Last month, the U.S. Department of Education prohibited ITT Educational Services, the parent company of ITT Technical Institutes, from enrolling new students who use federal financial aid. At the time, U.S. Education Secretary John B. King Jr. said that "looking at all of the risk factors, it's clear we need to increase financial protection, and it wouldn't be responsible or in the best interest of students to allow ITT to continue enrolling new students who rely on federal student aid funds."
A few days later, the California Department of Consumer Affairs' Bureau for Private Postsecondary Education issued an emergency decision demanding ITT Educational Services stop accepting new students at its 15 California locations.
Since then, ITT Technical Institute posted a new landing page on its website that states, "We are not enrolling new students." The website also says credits earned by current students are "unlikely to transfer."
The apparent demise of ITT has had students scrambling and trying to figure out their options. The chain has about 45,000 students at 130 campuses.
In blocking new students from enrolling, the Education Department cited the actions of ITT's accreditor, the Accrediting Council for Independent Colleges and Schools, which determined that ITT "is not in compliance and is unlikely to become in compliance with [ACICS] accreditation criteria." According to the department, ACICS questioned ITT's compliance with standards such as financial stability, management, record keeping, admissions, recruitment standards, retention, job placement and institutional integrity, in an Aug. 17 letter sent to the department.
Critics of for-profit higher education have praised the Education Department's stance. U.S. Senator Dick Durbin, at the time of the Education Department action, compared ITT to the Corinthian chain, which collapsed amid federal and state scrutiny. “For too long, ITT Tech and its executives have gotten rich off taxpayers while misleading and taking advantage of their students with Corinthian-style deceptive and abusive practices,” said Durbin. “Today, the Department of Education announced strong action to help prevent additional students from being harmed and more taxpayer dollars from being wasted on this company faltering under the weight of its own wrongdoing. I strongly commend Secretary King and the department. Students should be warned: ITT Tech is not a smart choice for your educational future.”

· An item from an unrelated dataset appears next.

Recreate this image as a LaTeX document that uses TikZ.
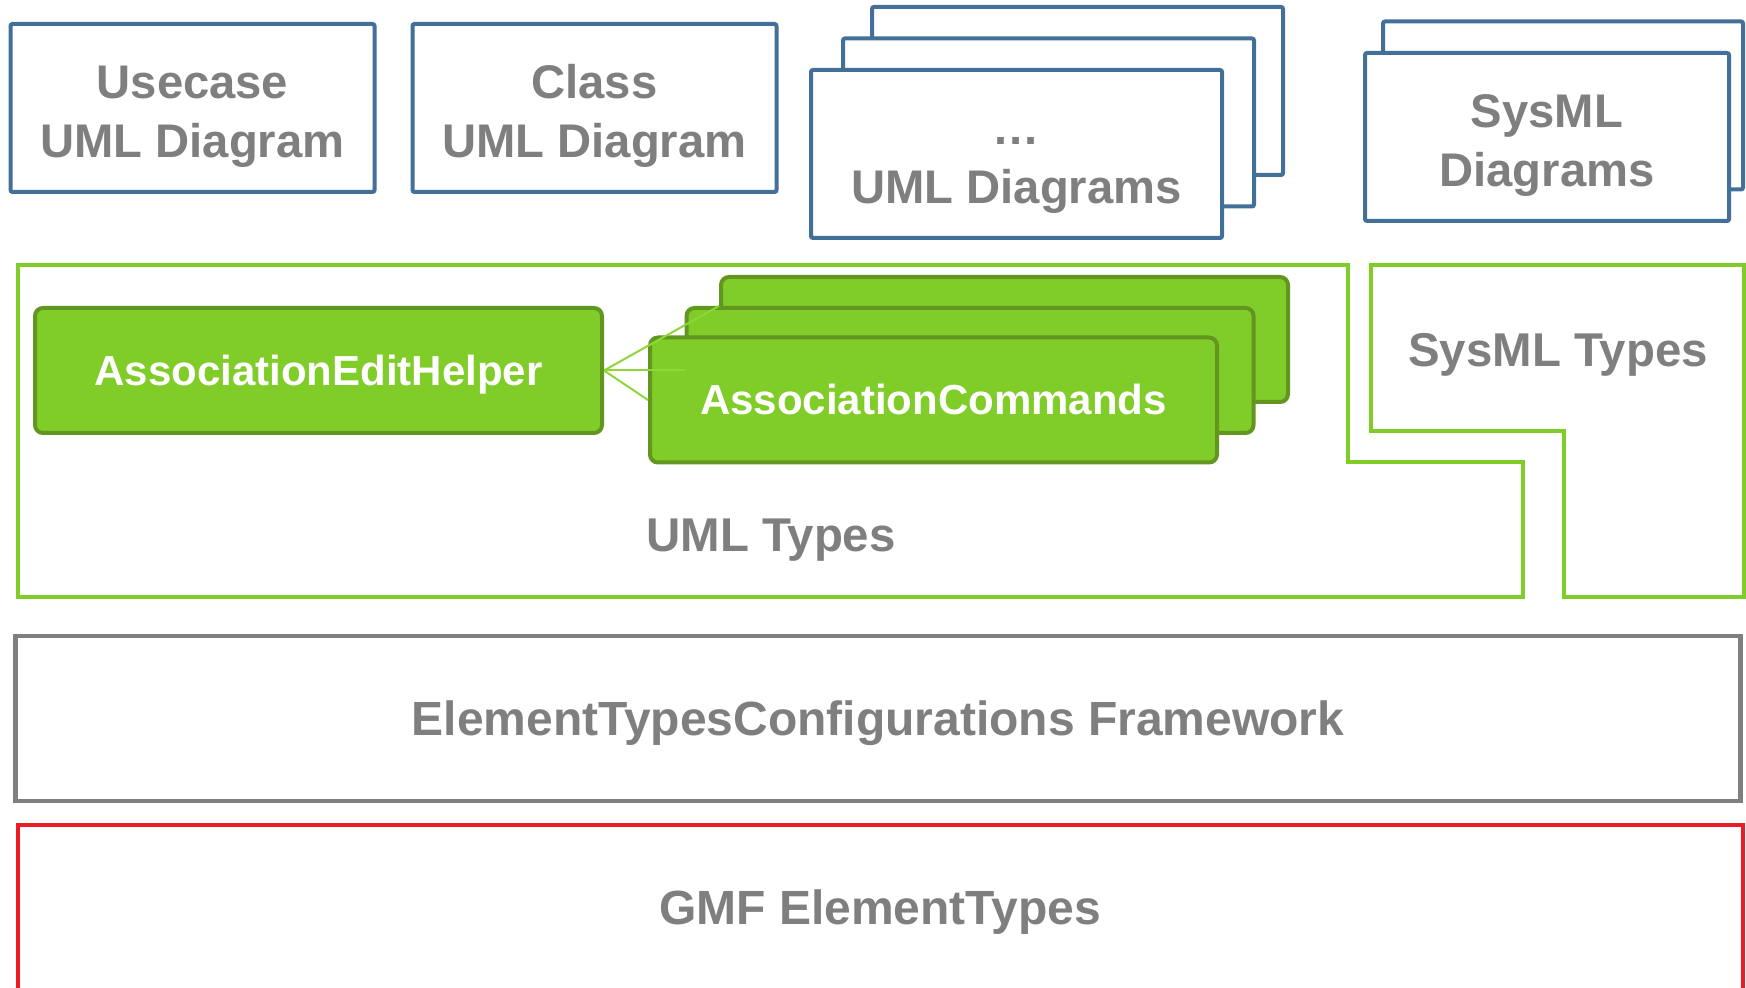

But ITT's statement today cited criticism of the department, such as a Wall Street Journal editorial that called the agency's action "a for-profit execution" that demonstrated "how to kill a company without proving a single allegation."
In a note to ITT students on the Education Department's website today, Secretary King sought to lay blame for the closure on ITT, not the department. "The school’s decisions have put its students and millions of dollars in taxpayer-funded federal student aid at risk," King wrote. "Ultimately, we made a difficult choice to pursue additional oversight in order to protect you, other students, and taxpayers from potentially worse educational and financial damage in the future if ITT was allowed to continue operating without increased oversight and assurances to better serve students."
King informed students that they have the option of seeking to have their federal loans discharged or of transferring and continuing their educations elsewhere. "Restarting or continuing your education at a high-quality, reputable institution may feel like a setback today, but odds are it will pay off in the long run," he wrote.